HOWARD DEAN had a roller coaster week. Last Tuesday Al Gore crowned him with a surprise endorsement. Five days later US forces surprised Saddam Hussein. Once again, Bush trumped Gore.
On Monday, TV spots in New Hampshire -- apparently sponsored by associates of Dick Gephardt and John Kerry -- began warning that Americans live in "a new, dangerous world" in which "Howard Dean cannot compete with George Bush on foreign policy." Dean, unrepentant, declared in his latest foreign policy address that "the capture of Saddam has not made America safer." He just might be right.
But three other Democratic candidates denounced Dean. And the conservative National Review's current cover shows Dean in full cry, with the headline, "Please nominate this man." Dean remains the odds-on Democratic nominee. But can he win in November?
Dean has already achieved something revolutionary. Grasping the potential of the Internet as a tool of mobilization and money-raising, the Dean campaign has been self-confident enough to let its supporters organize their own Web activities and meet-ups even as the candidate and his campaign manager, Joe Trippi, are clearly in charge.

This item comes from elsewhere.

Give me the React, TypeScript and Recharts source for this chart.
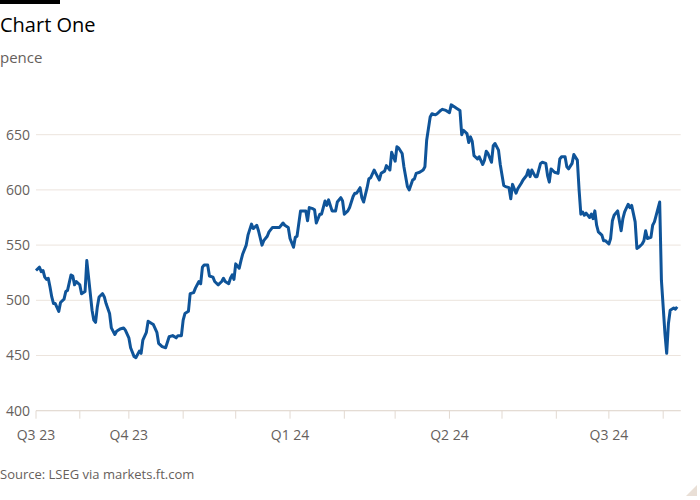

This trust in volunteers combined with Dean's principled opposition to Bush's foreign adventure, have energized an ever growing base willing to walk over hot coals for Dean (and open their wallets along the way). This grass-roots energy is something the party has desperately needed since George McGovern.
And that's the conundrum. Dean could certainly attract the enthusiastic votes of, say, 45 percent of the electorate -- which would guarantee radical Republican dominance for a generation.
But maybe Dean isn't another McGovern. Dean generates excitement not just because he empowered volunteers or because he was a consistent critic of the Iraq war but because he is tough. Consider: Recent losing Democratic nominees were all over the map ideologically. They ranged from center-right (Carter '80) to moderate liberal (Gore '00) to liberal (Mondale '84; Dukakis '88) to left-liberal (McGovern '72.)
But all these losers had one thing in common: gentleness. Despite intermittently brave rhetoric, not one of them came across as a fighter. Dean, of course, does, as Harry Truman and John Kennedy did. Much of this year's Democratic field comes across as wimpy in their cautious criticisms of Republican radicalism.
There are two huge reasons why the Democratic nominee in 2004 needs to be tough. First, George Bush is a tough guy, and the nominee needs to be tough against Bush. Second, the world is a tougher place since Sept. 11, and the president of the United States had better be tough enough to protect us.
Tough, mind you, not reckless. This is Dean's whole point. Amid all the cheap flag waving, Thanksgiving turkey-ops, jump-suit carrier stunts, and now a show trial, there is a sober case that Bush's policies are actually making America and the world a less safe place. But is Dean, as opposed to, say, Wesley Clark, a credible bearer of that message?
Beyond rallying the Democratic base, Dean would have to do two other things. He'd have to broaden that base dramatically by motivating nonvoters at a scale not seen since 1936 (Franklin Roosevelt) or 1828 (Andrew Jackson). He'd also have to appeal to swing voters -- the soccer moms and economically vulnerable blue-collar workers who have not totally bought George Bush. Remember, despite his attacks on Bush's foreign policy, Dean is fundamentally a moderate. He was a fiscally conservative, rather centrist governor. But there is no good data yet on how he would play with swing voters.
Electoral dynamics have also changed since 1972. Unlike McGovern, Dean starts with a "blue state" base of about 200 electoral votes that are almost impossible for a Democrat to lose.
Invoking 1972 is not entirely a bad idea. In that year, with Watergate, Nixon attempted to steal the Constitution, and there are instructive parallels with Bush. In 1972, the Democratic Party pros deserted the nominee, not vice versa.
This time a Los Angeles Times poll shows a large plurality of Democratic National Committee members favoring Dean. But there are also disconcerting similarities with 1972: an incumbent with nearly unlimited funds and no scruples; a prospective Democratic nominee who produces schisms in his own party; and a dubious war but not one so unpopular that it totally discredits the incumbent.
No matter how well he does, his lack of foreign policy experience will dog Dean. Ideally the Democratic nominee would combine Dean's excitement and nerve with the military credibility of Wesley Clark. Alas, there's no such centaur. A Dean-Clark ticket would help only a little because it would also underscore the contrast between the running mates.
Dean has already reinvented the politics of the Democratic primary. Those not relishing decades of Republican dominance must hope he can also rewrite the rules of the election in November.
Robert Kuttner is co-editor of The American Prospect.